This week has been full of exciting events. On one of our hikes, we saw a grizzly bear (at a safe distance). It was a highlight moment for everyone.
The bear was a little too far away for a photo, but a couple of days later, at our lunch stop on the Plain of Six Glaciers Trail, we saw a tremendous icefall off the Upper Victoria Glacier. This time, we all managed to get good photographs.
The biggest highlight of the week, however, was a field trip with some of our Parks Canada colleagues to a newly discovered outcrop of the Burgess Shale fossils in Kootenay National Park. We're not allowed to divulge its location -- all we can say is that it was a real slog to get there -- but it was a real treat to be in a location where fossils of creatures that have not seen the light of day in over 500 million years are being exposed through careful quarrying.

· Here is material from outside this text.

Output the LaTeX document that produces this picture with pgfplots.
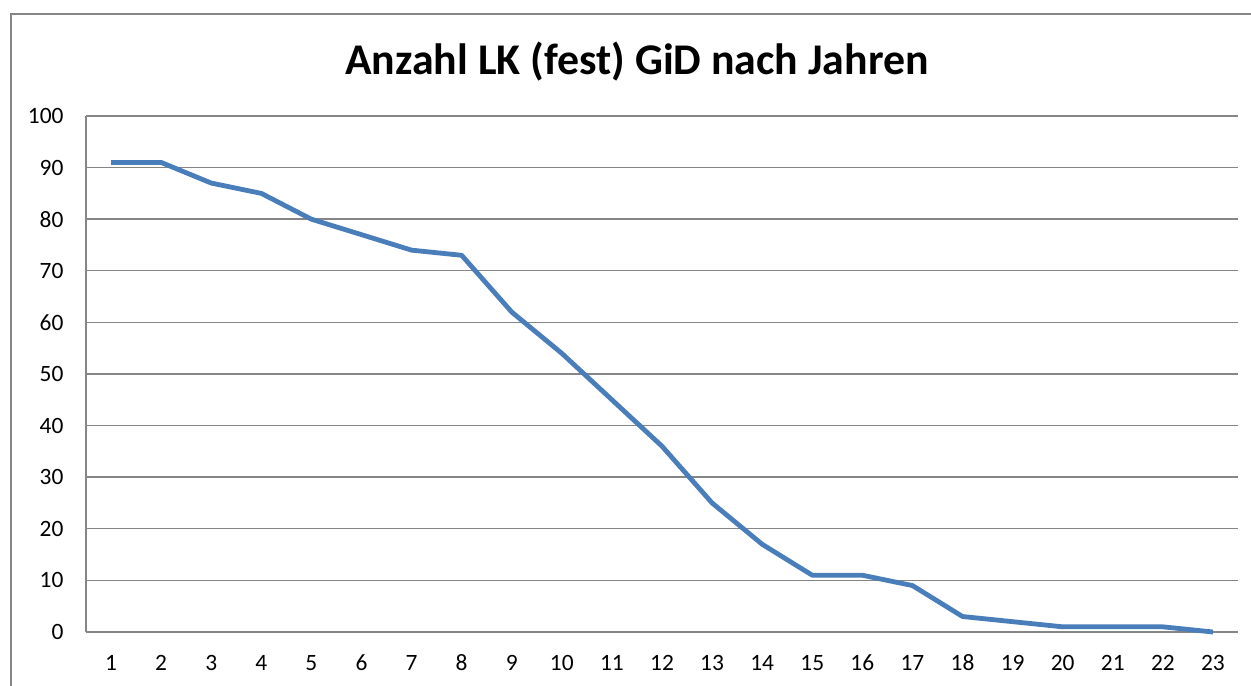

Sydneyia inexpectans, exposed to sunlight for the first time in over 500 million years |
We were shown the day's findings, which included a perfectly preserved Sidneyia inexpectans. I got to hold it in my hand, and I was blown away by the idea that until that morning, it had been hidden in stone for half a billion years!
Jean Bernard Caron (top right) examining a freshly split open piece of shale |
We also got a great site tour by Jean Bernard Caron, Curator of Invertebrate Palaeontology at the Royal Ontario Museum. He went back and forth between answering our questions, and examining freshly split open layers of shale. If you are a fossil fan, the ROM's web page is full of great photos of fossils from the Burgess Shale, and animations of the creatures, including my new pal Sydneyia.
Definitely a highlight of my summer. How many times can you say "that rocks!" and really mean it?